===== Stored data

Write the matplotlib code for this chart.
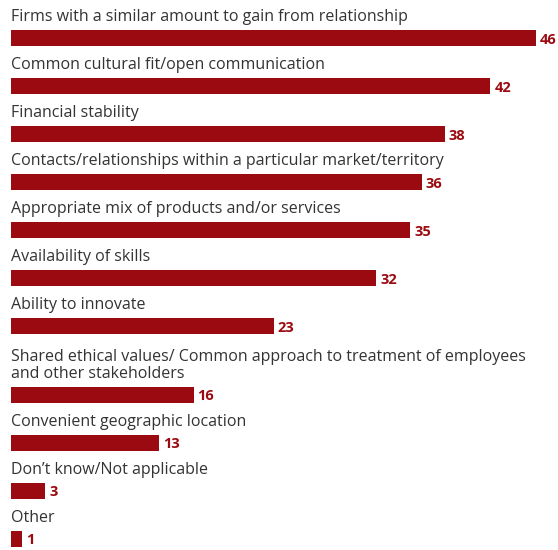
import matplotlib.pyplot as plt

# 回答カテゴリと割合(%)
labels = [
    'Firms with a similar amount to gain from relationship',
    'Common cultural fit/open communication',
    'Financial stability',
    'Contacts/relationships within a particular market/territory',
    'Appropriate mix of products and/or services',
    'Availability of skills',
    'Ability to innovate',
    'Shared ethical values/ Common approach to treatment of employees\nand other stakeholders',
    'Convenient geographic location',
    'Don\u2019t know/Not applicable',
    'Other',
]
values = [46, 42, 38, 36, 35, 32, 23, 16, 13, 3, 1]

bar_color = '#9B0A10'
text_color = '#333333'

plt.rcParams['font.family'] = ['Open Sans', 'DejaVu Sans']

fig = plt.figure(figsize=(5.58, 5.50), dpi=100)
ax = fig.add_axes([0, 0, 1, 1])

# 行の位置(ピクセル単位): 2行ラベルの行はその分だけ下げる
row_step = 48
line_step = 21
centers = []
extra = 0
for i, lab in enumerate(labels):
    extra += line_step * lab.count('\n')
    centers.append(38 + row_step * i + extra)

bar_h = 16
ax.barh(centers, values, height=bar_h, color=bar_color, linewidth=0)

for c, lab, v in zip(centers, labels, values):
    ax.text(0, c - bar_h / 2 - 5, lab, ha='left', va='bottom',
            fontsize=11.5, color=text_color, linespacing=1.05)
    ax.text(v + 0.35, c + 1.5, str(v), ha='left', va='center',
            fontsize=10.5, fontweight='bold', color=bar_color)

px_per_unit = 525 / 46
ax.set_xlim(-11 / px_per_unit, (558 - 11) / px_per_unit)
ax.set_ylim(550, 0)
ax.axis('off')

fig.savefig('out.png', dpi=100)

==========

Problem description:
Determine how many lines above contain "matplotlib" as a word or string. Give the number alone.

Solution for this problem:
2